Dès que nous sûmes le cardinal à Paris, mon père fut le voir et l’engagea à venir dîner à Beauregard. Il accepta avec empressement et, le dimanche suivant, nous vîmes débarquer d’une immense berline italienne sept personnes : c’étaient son frère, ses neveux, ses nièces, un abbate, enfin toute une maisonnée. Il me dit naïvement que, sortant de chez lui, il avait voulu faire l’économie du dîner d’auberge pour tout ce monde. J’avais conservé un souvenir très reconnaissant des bontés dont il comblait mon enfance ; je ne puis exprimer à quel point je fus désappointée en le revoyant. Sa figure, son ton, son langage tout était à l’avenant et aurait choqué dans un caporal d’infanterie. Il faisait des contes d’un goût effroyable.

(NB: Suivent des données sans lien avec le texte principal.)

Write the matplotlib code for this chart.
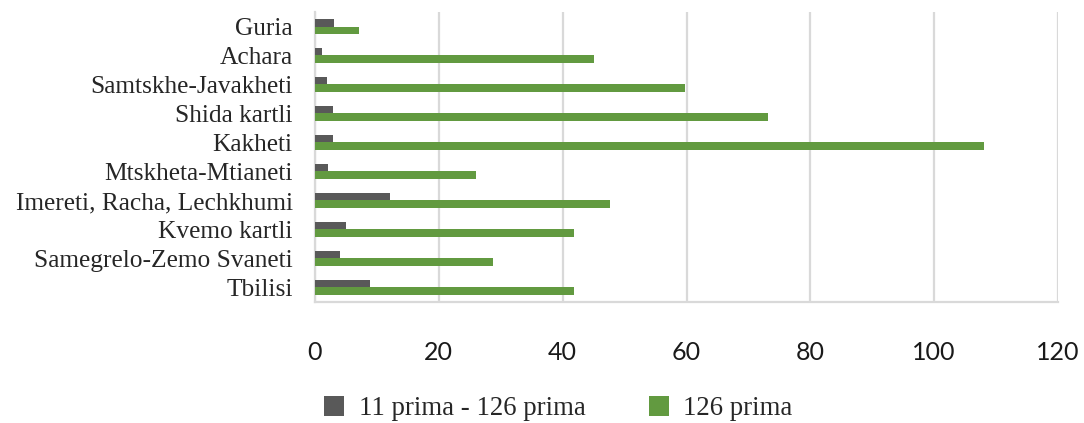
import matplotlib
matplotlib.use("Agg")
import matplotlib.pyplot as plt
import numpy as np
from matplotlib.patches import Patch

# Regions listed bottom to top, as drawn on the horizontal bar chart
regions = ["Tbilisi", "Samegrelo-Zemo Svaneti", "Kvemo kartli",
           "Imereti, Racha, Lechkhumi", "Mtskheta-Mtianeti", "Kakheti",
           "Shida kartli", "Samtskhe-Javakheti", "Achara", "Guria"]
series_11_126 = [8.9, 4.0, 5.0, 12.1, 2.1, 2.9, 2.9, 1.9, 1.1, 3.1]
series_126 = [41.8, 28.7, 41.9, 47.7, 26.0, 108.0, 73.2, 59.8, 45.0, 7.1]
series_names = ["11 prima - 126 prima", "126 prima"]
x_ticks = [0, 20, 40, 60, 80, 100, 120]

GRAY = "#595959"
GREEN = "#629A40"
GRID = "#D9D9D9"

fig = plt.figure(figsize=(10.84, 4.23), dpi=100)
ax = fig.add_axes([315 / 1084, (423 - 302) / 423, (1058 - 315) / 1084, 290 / 423])

y = np.arange(len(regions))
h = 0.245
ax.barh(y + h / 2, series_11_126, height=h, color=GRAY, zorder=3)
ax.barh(y - h / 2, series_126, height=h, color=GREEN, zorder=3)

ax.set_xlim(0, 120)
ax.set_ylim(-0.5, len(regions) - 0.5)
ax.set_xticks(x_ticks)
ax.set_xticklabels([str(t) for t in x_ticks], fontfamily=["Lato", "DejaVu Sans"],
                   fontsize=18, color="#1a1a1a")
ax.set_yticks(y)
ax.set_yticklabels(regions, fontfamily=["Liberation Serif", "DejaVu Serif"],
                   fontsize=18.3, color="#262626")
ax.tick_params(axis="x", length=0, pad=28)
ax.tick_params(axis="y", length=0, pad=16)

ax.grid(axis="x", color=GRID, linewidth=1.6, zorder=0)
for side in ("top", "right"):
    ax.spines[side].set_visible(False)
for side in ("left", "bottom"):
    ax.spines[side].set_color(GRID)
    ax.spines[side].set_linewidth(1.6)

handles = [Patch(facecolor=GRAY, edgecolor="none"),
           Patch(facecolor=GREEN, edgecolor="none")]
fig.legend(handles, series_names, loc="center left",
           bbox_to_anchor=(324 / 1084, (423 - 408.5) / 423),
           ncol=2, frameon=False, borderpad=0, borderaxespad=0,
           handlelength=0.75, handleheight=0.75, handletextpad=0.55,
           columnspacing=2.35,
           prop={"family": ["Liberation Serif", "DejaVu Serif"], "size": 19.3},
           labelcolor="#262626")

fig.savefig("out.png", dpi=100)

Je me rappelle que, pendant ce premier dîner, il nous fit le récit d’une aventure arrivée dans son diocèse de Montefiascone. La scène était dans un couvent, les nonnes, leur confesseur, un grand vicaire envoyé pour recueillir les plaintes portées mutuellement, y tinrent un langage tel que l’histoire aurait plus convenablement figuré aux veillées d’un corps de garde que dans la bouche d’un cardinal. Je fus bien étonnée de le trouver ainsi ; mes parents partageaient ma surprise. Il était tout autre lorsqu’ils l’avaient connu à Rome, quoiqu’il n’eût pas, même alors, les formes de la bonne compagnie. Son frère nous dit qu’à la suite d’une violente maladie le moral avait été atteint.